It really is our common heritage
So… The Legal Genealogist knows it sounds like a broken record sometimes.
To understand the records, we have to understand the laws at the time and in the place where the records were created.
Which is why I keep stressing that we have to go back and understand English common law as well as the laws created here in the United States.
Because we didn’t just inherit a legal tradition from the English.
We adopted huge chunks of English law, lock stock and barrel, both in colonial times and as we became states and joined together as a nation.
Poking through some Tennessee statute books as I prepared for this weekend’s seminar with the Tennessee Genealogical Society,1 I came across a really clear example of just what I mean here.
It’s set out in a section entitled “Laws” in an 1831 collection of the laws of the then 35-year-old State of Tennessee that included the colonial and territorial laws that continued in effect at that time.2 And there are three key provisions that tell the tale.
In 1715, the laws of what later became Tennessee provided in part that:
All laws of England providing for the privileges of the people, and security of trade, as also all statute laws made for limitation of actions, and preventing of vexatious law suits, and for preventing immorality and fraud, and for confirming inheritances and titles of land, are and shall be in force here, although this province or the plantations in general, are not named therein.3
And what did the laws of England consist of at the time? Oh, there were statutes galore, for sure — passed by Parliament, approved by the monarch. But then there was the common law. So many concepts of basic law that — through this language — came into the law of what became Tennessee.
But, you might think, surely we threw that away later and went our own way at the time of the Revolution! And in part we did. But not completely.
Here’s what the laws of what became Tennessee said at the time of the Revolution:
All such statutes, and such parts of the common law, as were heretofore in force and use within this territory, and all acts of the late assemblies thereof, or so much of the said statutes, common law, and acts of assembly, as are not destructive of, repugnant to or inconsistent with the freedom and independence of this state, and the form of government therein established, and which have not been otherwise provided for, in the whole or in part, not abrogated, repealed, expired, or become obsolete, are declared to be in full force within this state.4
See? We still followed English common law and made it part of our law, unless it undermined our new-found freedom or we specifically said otherwise.

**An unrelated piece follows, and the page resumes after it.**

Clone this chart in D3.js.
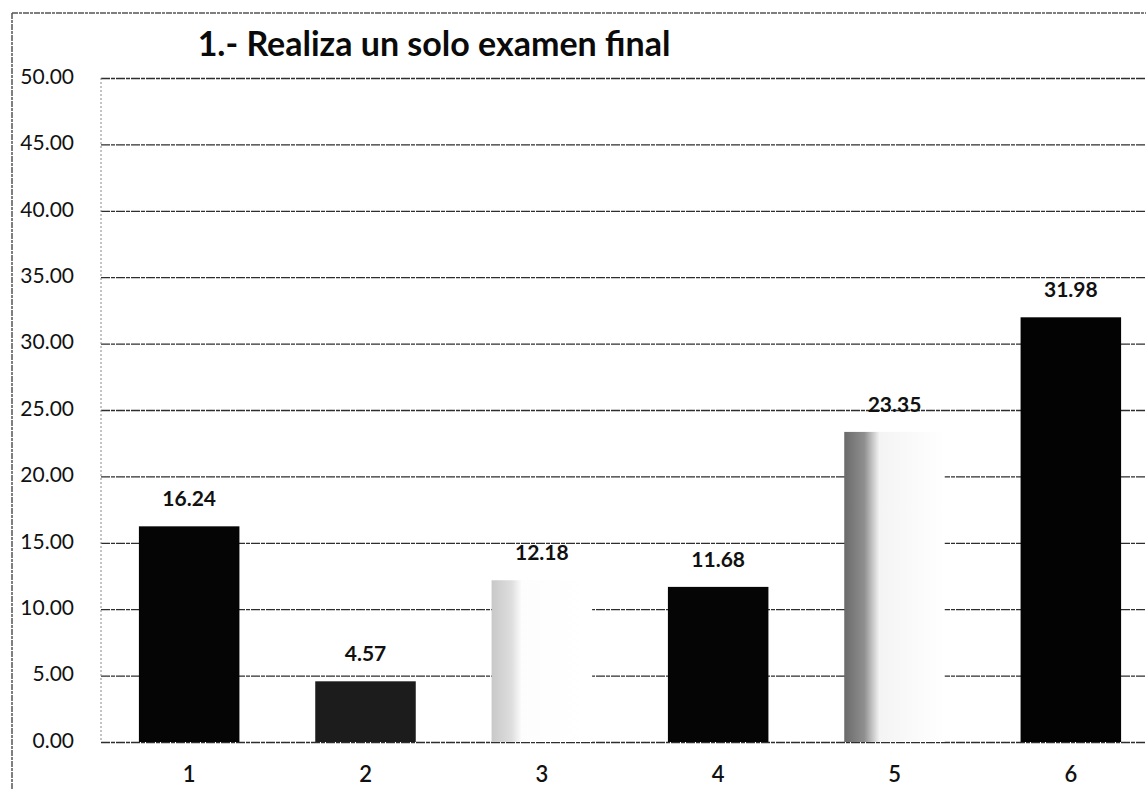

Oh, but of course Tennessee would have done its own thing, so to speak, when it became a state, wouldn’t it?
It did, in adopting its constitution of 1796, but, in that wonderful document, it said this:
All laws and ordinances now (20th February, 1796) in force and use in this territory, not inconsistent with this constitution, shall continue to be in force and use in this state, until they shall expire, be altered or repealed by the legislature.5
And that, my friends, is total incorporation of English common law into the law of the new State of Tennessee, to the extent that the legislature hadn’t — then or thereafter — said otherwise.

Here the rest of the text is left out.